• **SET TASK**
Copy exactly, and only, the lines between the line holding "Emit a Python" and the line holding "bin_centres = np.round(np.arange(-11.05, -22.0, -0.1), 2)", inclusive; skip the pictures.

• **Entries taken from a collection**
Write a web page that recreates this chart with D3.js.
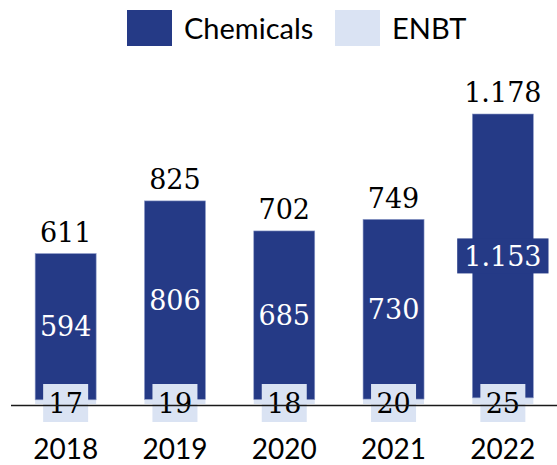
<!DOCTYPE html>
<html>
<head>
<meta charset="utf-8">
<script src="https://cdn.jsdelivr.net/npm/d3@7"></script>
<style>
  body { margin: 0; background: #fff; }
  svg { display: block; }
</style>
</head>
<body>
<svg id="chart" width="557" height="465"></svg>
<script>
const years = ['2018', '2019', '2020', '2021', '2022'];
const chemicals = [594, 806, 685, 730, 1153];
const enbt = [17, 19, 18, 20, 25];
const totals = [611, 825, 702, 749, 1178];
const totalLabels = ['611', '825', '702', '749', '1.178'];
const chemLabels = ['594', '806', '685', '730', '1.153'];
const enbtLabels = ['17', '19', '18', '20', '25'];

const DARK = '#253a86', LIGHT = '#dae3f3';
const serif = 'DejaVu Serif', sans = 'Lato';

const svg = d3.select('#chart');

const x = d3.scaleBand().domain(years)
  .range([11, 557.5])
  .paddingInner(0.442)
  .paddingOuter(0.221);
const y = d3.scaleLinear().domain([0, 1178]).range([404, 114]);

const data = years.map((yr, i) => ({
  year: yr, chem: chemicals[i], enbt: enbt[i], total: totals[i],
  totalLabel: totalLabels[i], chemLabel: chemLabels[i], enbtLabel: enbtLabels[i]
}));

// legend
const legend = svg.append('g').attr('class', 'legend');
[['Chemicals', DARK, 127], ['ENBT', LIGHT, 335]].forEach(([name, col, lx]) => {
  legend.append('rect').attr('x', lx).attr('y', 10).attr('width', 45).attr('height', 36).attr('fill', col);
  legend.append('text').attr('x', lx + 57).attr('y', 39)
    .attr('font-family', sans).attr('font-size', 29).attr('fill', '#000').text(name);
});

const g = svg.append('g');

// ENBT segments (bottom)
g.selectAll('.enbt').data(data).enter().append('rect')
  .attr('class', 'enbt')
  .attr('x', d => x(d.year)).attr('width', x.bandwidth())
  .attr('y', d => y(d.enbt)).attr('height', d => y(0) - y(d.enbt))
  .attr('fill', LIGHT);

// Chemicals segments
g.selectAll('.chem').data(data).enter().append('rect')
  .attr('class', 'chem')
  .attr('x', d => x(d.year)).attr('width', x.bandwidth())
  .attr('y', d => y(d.enbt + d.chem)).attr('height', d => y(d.enbt) - y(d.enbt + d.chem))
  .attr('fill', DARK).attr('stroke', '#8d9bc8').attr('stroke-width', 0.6);

// baseline
svg.append('line').attr('x1', 11).attr('x2', 557).attr('y1', y(0) + 1.5).attr('y2', y(0) + 1.5)
  .attr('stroke', '#1a1a1a').attr('stroke-width', 1.5);

// chemicals labels, backdrop only where the label overflows the bar
const cl = g.selectAll('.chem-label').data(data).enter().append('g').attr('class', 'chem-label')
  .attr('transform', d => 'translate(' + (x(d.year) + x.bandwidth() / 2) + ',' + ((y(d.enbt) + y(d.enbt + d.chem)) / 2) + ')');
cl.append('text')
  .attr('text-anchor', 'middle').attr('dy', '0.36em')
  .attr('font-family', serif).attr('font-size', 27).attr('fill', '#fff')
  .text(d => d.chemLabel);
cl.each(function () {
  const len = d3.select(this).select('text').node().getComputedTextLength();
  if (len + 4 < x.bandwidth()) return;
  const w = len + 14;
  d3.select(this).insert('rect', 'text')
    .attr('x', -w / 2).attr('y', -17.5).attr('width', w).attr('height', 35).attr('fill', DARK);
});

// ENBT labels on the baseline
const el = g.selectAll('.enbt-label').data(data).enter().append('g').attr('class', 'enbt-label')
  .attr('transform', d => 'translate(' + (x(d.year) + x.bandwidth() / 2) + ',' + (y(0) - 1) + ')');
el.append('rect').attr('x', -22.5).attr('y', -19).attr('width', 45).attr('height', 38).attr('fill', LIGHT);
el.append('text')
  .attr('text-anchor', 'middle').attr('dy', '0.36em')
  .attr('font-family', serif).attr('font-size', 27).attr('fill', '#000')
  .text(d => d.enbtLabel);

// totals above bars
g.selectAll('.total').data(data).enter().append('text')
  .attr('class', 'total')
  .attr('x', d => x(d.year) + x.bandwidth() / 2)
  .attr('y', d => y(d.total) - 12)
  .attr('text-anchor', 'middle')
  .attr('font-family', serif).attr('font-size', 27).attr('fill', '#000')
  .text(d => d.totalLabel);

// x axis labels
const xAxis = svg.append('g')
  .attr('transform', 'translate(0,' + 459 + ')')
  .call(d3.axisBottom(x).tickSize(0).tickPadding(0));
xAxis.select('.domain').remove();
xAxis.selectAll('text')
  .attr('dy', 0).attr('y', 0)
  .attr('font-family', sans).attr('font-size', 28).attr('fill', '#000');
</script>
</body>
</html>
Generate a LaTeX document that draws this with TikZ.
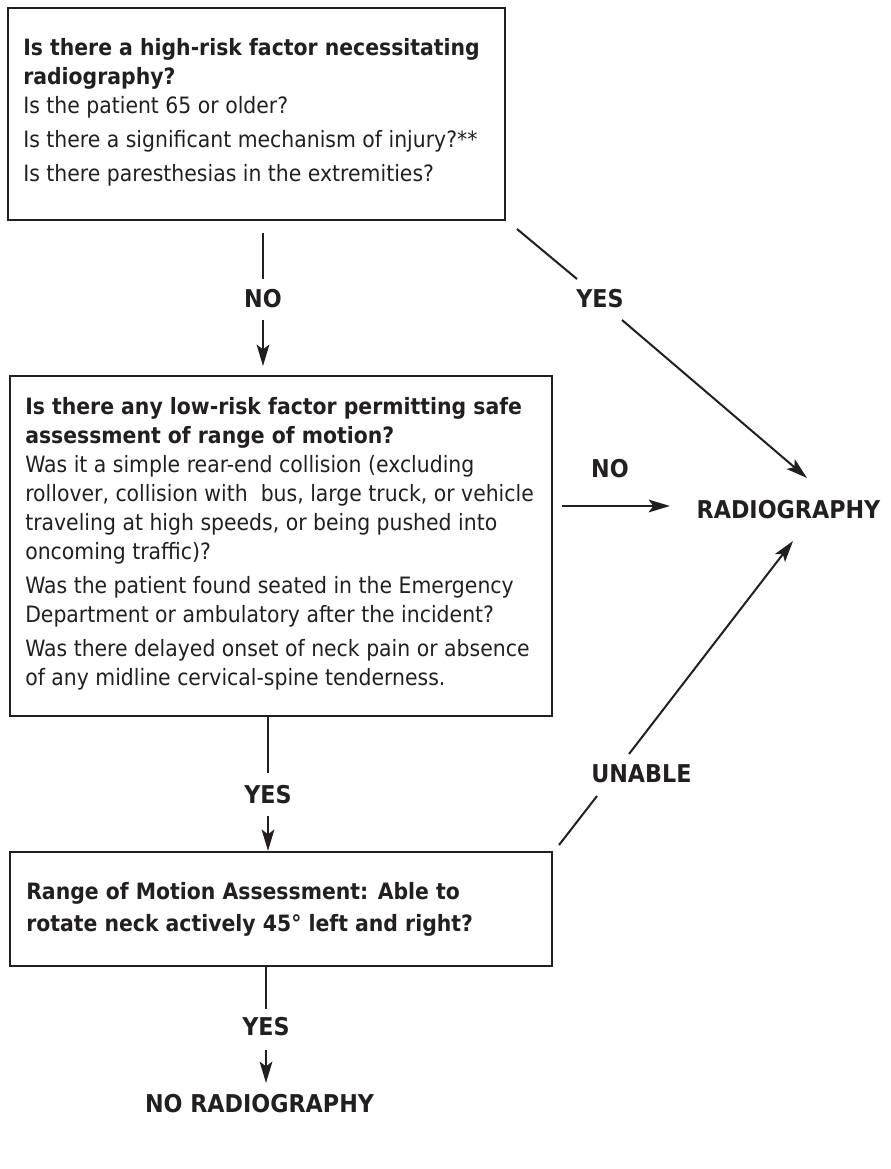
\documentclass[tikz,border=0pt]{standalone}
\usepackage{fontspec}
\setmainfont[FakeStretch=0.907]{DejaVu Sans}
\usetikzlibrary{arrows.meta,fit}
\definecolor{ink}{RGB}{35,31,32}
\newcommand\bodyfnt{\fontsize{16.875}{21.75}\selectfont}
\newcommand\labfnt{\fontsize{18.4}{21}\selectfont\bfseries}
\tikzset{
  boxst/.style={draw=ink, line width=1.7pt, inner sep=0pt},
  txt/.style={anchor=base west, inner sep=0pt, text=ink, font=\bodyfnt},
  lab/.style={anchor=base, inner sep=0pt, text=ink, font=\labfnt},
  conn/.style={draw=ink, line width=1.5pt},
  arr/.style={conn, -{Stealth[length=16pt,width=9.5pt,inset=3.5pt]}},
}
\begin{document}
\begin{tikzpicture}[x=0.75pt,y=-0.75pt]
\useasboundingbox (0,0) rectangle (890,1169);
% boxes
\coordinate (b1nw) at (8,8);   \coordinate (b1se) at (505,220);
\coordinate (b2nw) at (10,376); \coordinate (b2se) at (552,716);
\coordinate (b3nw) at (10,852); \coordinate (b3se) at (552,966);
\node[boxst, fit=(b1nw)(b1se)] (box1) {};
\node[boxst, fit=(b2nw)(b2se)] (box2) {};
\node[boxst, fit=(b3nw)(b3se)] (box3) {};
% box texts
\node[txt] (t1) at (23,56) {\parbox[t]{420pt}{\raggedright
  \textbf{Is there a high-risk factor necessitating}\\
  \textbf{radiography?}\\
  Is the patient 65 or older?\\[3.75pt]
  Is there a significant mechanism of injury?**\\[3.75pt]
  Is there paresthesias in the extremities?}};
\node[txt] (t2) at (25,414) {\parbox[t]{420pt}{\raggedright
  \textbf{Is there any low-risk factor permitting safe}\\
  \textbf{assessment of range of motion?}\\
  Was it a simple rear-end collision (excluding\\
  rollover, collision with~ bus, large truck, or vehicle\\
  traveling at high speeds, or being pushed into\\
  oncoming traffic)?\\[3.75pt]
  Was the patient found seated in the Emergency\\
  Department or ambulatory after the incident?\\[3.75pt]
  Was there delayed onset of neck pain or absence\\
  of any midline cervical-spine tenderness.}};
\node[txt] (t3) at (26,899) {\parbox[t]{420pt}{\raggedright\bfseries
  Range of Motion Assessment: Able to\\[2.25pt]
  rotate neck actively 45° left and right?}};
% labels
\node[lab] (no1) at (263,307) {NO};
\node[lab] (yes1) at (600,307) {YES};
\node[lab] (no2) at (610,477) {NO};
\node[lab] (rad) at (788.5,518) {RADIOGRAPHY};
\node[lab, anchor=base west] (unable) at (591,782) {UNABLE};
\node[lab] (yes2) at (268,803) {YES};
\node[lab] (yes3) at (266,1035) {YES};
\node[lab] (norad) at (259.5,1112) {NO RADIOGRAPHY};
% connector end points
\coordinate (c1a) at (263,233);  \coordinate (c1b) at (263,279);
\coordinate (c1c) at (263,320);  \coordinate (c1d) at (263,366);
\coordinate (c2a) at (517,229);  \coordinate (c2b) at (577,279);
\coordinate (c2c) at (622,320);  \coordinate (c2d) at (807,478);
\coordinate (c3a) at (562,506);  \coordinate (c3d) at (670,506);
\coordinate (c4b) at (268,773);  \coordinate (c4c) at (268,816);
\coordinate (c5a) at (559,845);  \coordinate (c5b) at (597,796);
\coordinate (c5c) at (629,754);  \coordinate (c5d) at (793,541);
\coordinate (c6b) at (266,1009); \coordinate (c6c) at (266,1050);
\coordinate (c6d) at (266,1083);
% connectors
\draw[conn] (c1a) -- (c1b);
\draw[arr] (c1c) -- (c1d);
\draw[conn] (c2a) -- (c2b);
\draw[arr] (c2c) -- (c2d);
\draw[arr] (c3a) -- (c3d);
\draw[conn] (box2.south -| c4b) -- (c4b);
\draw[arr] (c4c) -- (box3.north -| c4c);
\draw[conn] (c5a) -- (c5b);
\draw[arr] (c5c) -- (c5d);
\draw[conn] (box3.south -| c6b) -- (c6b);
\draw[arr] (c6c) -- (c6d);
\end{tikzpicture}
\end{document}
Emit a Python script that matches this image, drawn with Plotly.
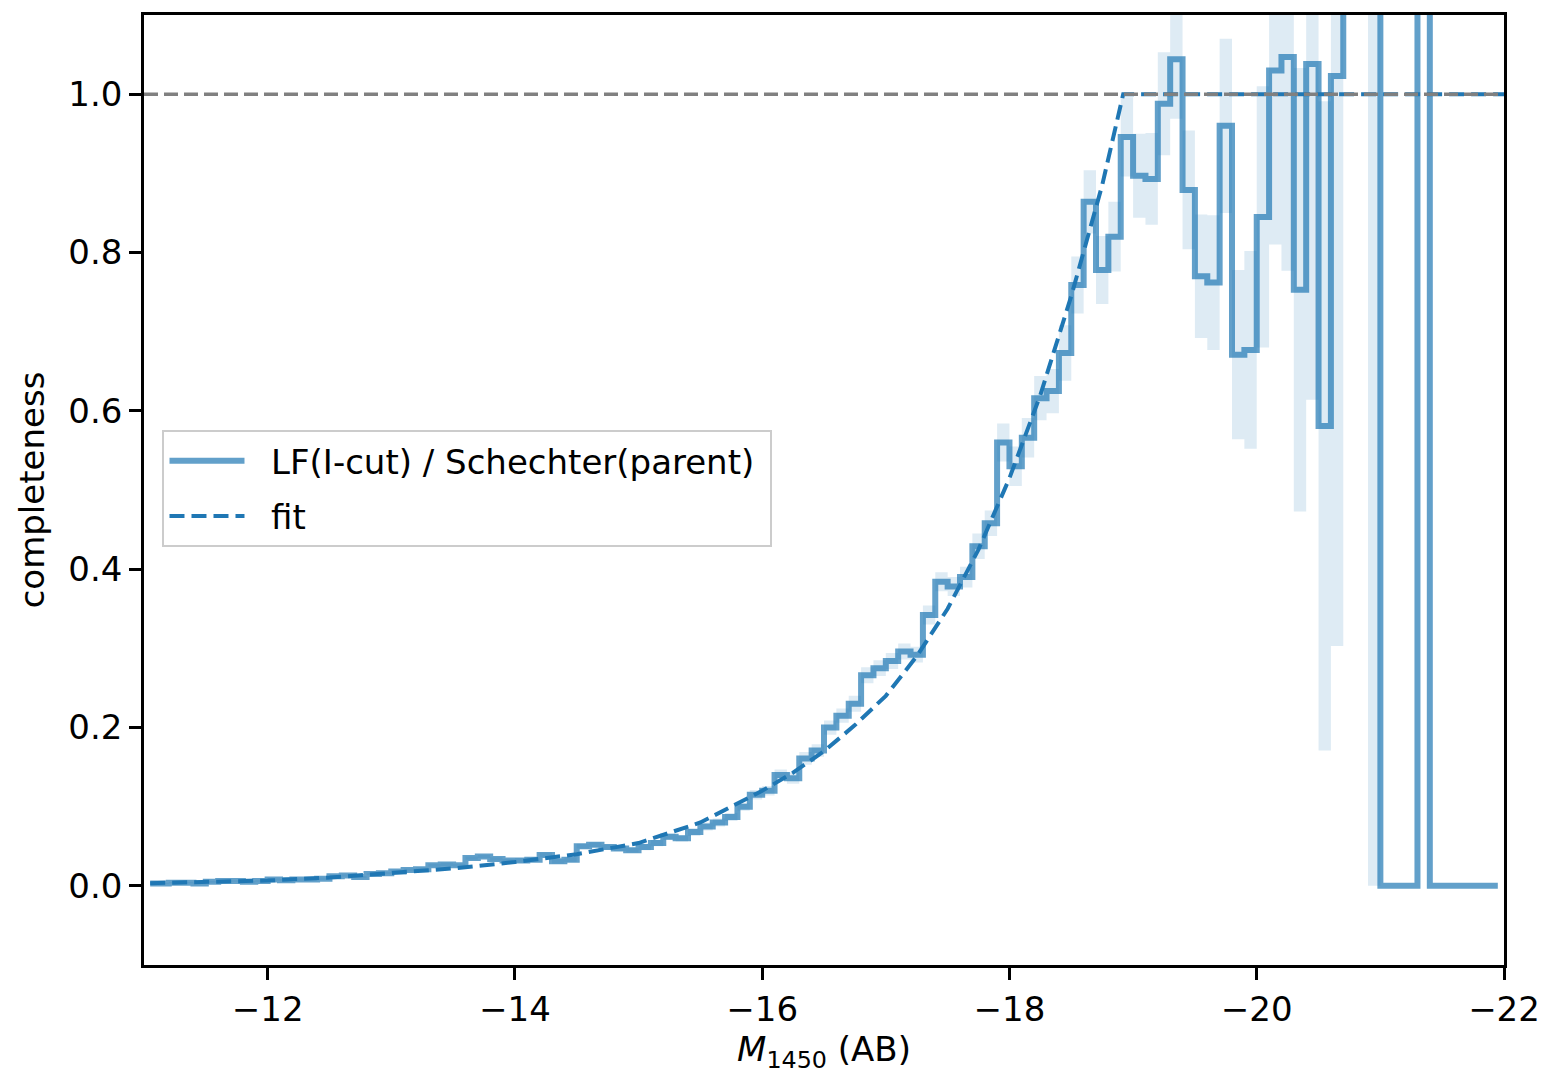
import numpy as np
import plotly.graph_objects as go

# ---- data: completeness per 0.1-mag bin (bin centres from -11.05 to -21.95) ----
bin_centres = np.round(np.arange(-11.05, -22.0, -0.1), 2)

ratio = [0.003, 0.003, 0.004, 0.004, 0.003, 0.005, 0.006, 0.006, 0.005, 0.006,
         0.008, 0.007, 0.008, 0.008, 0.009, 0.012, 0.013, 0.011, 0.015, 0.016,
         0.018, 0.020, 0.021, 0.026, 0.027, 0.026, 0.035, 0.037, 0.034, 0.032,
         0.032, 0.033, 0.039, 0.031, 0.033, 0.050, 0.052, 0.049, 0.047, 0.045,
         0.049, 0.054, 0.062, 0.060, 0.068, 0.075, 0.080, 0.087, 0.100, 0.115,
         0.120, 0.140, 0.136, 0.161, 0.171, 0.200, 0.215, 0.230, 0.266, 0.275,
         0.284, 0.296, 0.292, 0.342, 0.384, 0.378, 0.390, 0.429, 0.458, 0.560,
         0.530, 0.566, 0.616, 0.625, 0.673, 0.759, 0.864, 0.778, 0.820, 0.946,
         0.897, 0.893, 0.988, 1.044, 0.879, 0.770, 0.762, 0.960, 0.671, 0.677,
         0.845, 1.030, 1.047, 0.753, 1.038, 0.581, 1.023, 1.600, 1.800, 2.000,
         0.0, 0.0, 0.0, 2.000, 0.0, 0.0, 0.0, 0.0, 0.0, 0.0]

ratio_err = [0.001, 0.001, 0.001, 0.001, 0.001, 0.001, 0.001, 0.001, 0.001, 0.001,
             0.0015, 0.0015, 0.0015, 0.0015, 0.0015, 0.0015, 0.0015, 0.0015, 0.0015, 0.0015,
             0.002, 0.002, 0.002, 0.002, 0.002, 0.002, 0.002, 0.002, 0.002, 0.002,
             0.003, 0.003, 0.003, 0.003, 0.003, 0.003, 0.003, 0.003, 0.003, 0.003,
             0.004, 0.004, 0.004, 0.004, 0.005, 0.005, 0.005, 0.005, 0.005, 0.006,
             0.006, 0.007, 0.007, 0.008, 0.008, 0.009, 0.009, 0.010, 0.010, 0.010,
             0.010, 0.010, 0.010, 0.012, 0.012, 0.012, 0.013, 0.016, 0.016, 0.024,
             0.025, 0.025, 0.028, 0.028, 0.035, 0.036, 0.040, 0.043, 0.044, 0.050,
             0.053, 0.058, 0.065, 0.075, 0.075, 0.078, 0.085, 0.110, 0.107, 0.125,
             0.165, 0.220, 0.270, 0.280, 0.424, 0.410, 0.720, 0.400, 0.500, 2.000,
             0.0, 0.0, 0.0, 0.600, 0.0, 0.0, 0.0, 0.0, 0.0, 0.0]

# fitted completeness curve
fit_mag = [-11.05, -11.5, -12.0, -12.5, -13.0, -13.5, -14.0, -14.5, -15.0, -15.5,
           -16.0, -16.25, -16.5, -16.75, -17.0, -17.25, -17.5, -17.75, -18.0,
           -18.25, -18.5, -18.75, -18.92, -22.0]
fit_comp = [0.0034, 0.0047, 0.0067, 0.0105, 0.016, 0.022, 0.030, 0.040, 0.054, 0.080,
            0.120, 0.143, 0.170, 0.203, 0.240, 0.290, 0.350, 0.425, 0.515,
            0.620, 0.745, 0.885, 1.0, 1.0]

x_ticks = [-12, -14, -16, -18, -20, -22]
x_tick_text = ["\u221212", "\u221214", "\u221216", "\u221218", "\u221220", "\u221222"]
y_ticks = [0.0, 0.2, 0.4, 0.6, 0.8, 1.0]

ratio_a = np.array(ratio)
err_a = np.array(ratio_err)
band_lo = ratio_a - err_a
band_hi = ratio_a + err_a

C0 = "#1f77b4"
FONT = "DejaVu Sans"
FS = 34
PAD = "\u00a0\u00a0"   # visual gap between legend sample and label

fig = go.Figure()

fig.add_trace(go.Scatter(x=bin_centres, y=band_lo, mode="lines",
                         line=dict(width=0, shape="hvh"), showlegend=False,
                         legendgroup="band", hoverinfo="skip"))
fig.add_trace(go.Scatter(x=bin_centres, y=band_hi, mode="lines",
                         line=dict(width=0, shape="hvh"), fill="tonexty",
                         fillcolor="rgba(31,119,180,0.15)", showlegend=False,
                         legendgroup="band", hoverinfo="skip"))

fig.add_trace(go.Scatter(x=bin_centres, y=ratio, mode="lines",
                         name=PAD + "LF(I-cut) / Schechter(parent)" + "\u00a0",
                         legendgroup="ratio",
                         line=dict(color="rgba(31,119,180,0.7)", width=6, shape="hvh")))

fig.add_hline(y=1.0, line=dict(color="#808080", width=3.5, dash="14px,6px"), layer="above")

fig.add_trace(go.Scatter(x=fit_mag, y=fit_comp, mode="lines", name=PAD + "fit",
                         legendgroup="fit",
                         line=dict(color=C0, width=4, dash="15px,7px")))

axis_common = dict(showline=True, linecolor="black", linewidth=2.5, mirror=True,
                   ticks="outside", ticklen=12, tickwidth=2.5, tickcolor="black",
                   showgrid=False, zeroline=False,
                   tickfont=dict(family=FONT, size=FS, color="black"))

fig.update_xaxes(range=[-11, -22], tickvals=x_ticks, ticktext=x_tick_text,
                 title=dict(text="<i>M</i><sub>1450</sub> (AB)",
                            font=dict(family=FONT, size=FS, color="black"),
                            standoff=4),
                 **axis_common)
fig.update_yaxes(range=[-0.1, 1.1], tickvals=y_ticks, tickformat=".1f",
                 title=dict(text="completeness",
                            font=dict(family=FONT, size=FS, color="black"),
                            standoff=14),
                 **axis_common)

# page body has an 8px margin, so the figure is shrunk by 8px and margins shifted
fig.update_layout(
    width=1539, height=1069,
    margin=dict(l=135.5, r=43, t=4, b=112),
    paper_bgcolor="white", plot_bgcolor="white",
    font=dict(family=FONT, size=FS, color="black"),
    legend=dict(x=0.0136, y=0.563, xanchor="left", yanchor="top",
                traceorder="grouped", tracegroupgap=8,
                bgcolor="rgba(255,255,255,0.8)", bordercolor="#cccccc",
                borderwidth=2, font=dict(family=FONT, size=FS, color="black"),
                itemwidth=75),
)

fig.write_html("out.html")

• **THE COMPLETED TASK**
Emit a Python script that matches this image, drawn with Plotly.
import numpy as np
import plotly.graph_objects as go

# ---- data: completeness per 0.1-mag bin (bin centres from -11.05 to -21.95) ----
bin_centres = np.round(np.arange(-11.05, -22.0, -0.1), 2)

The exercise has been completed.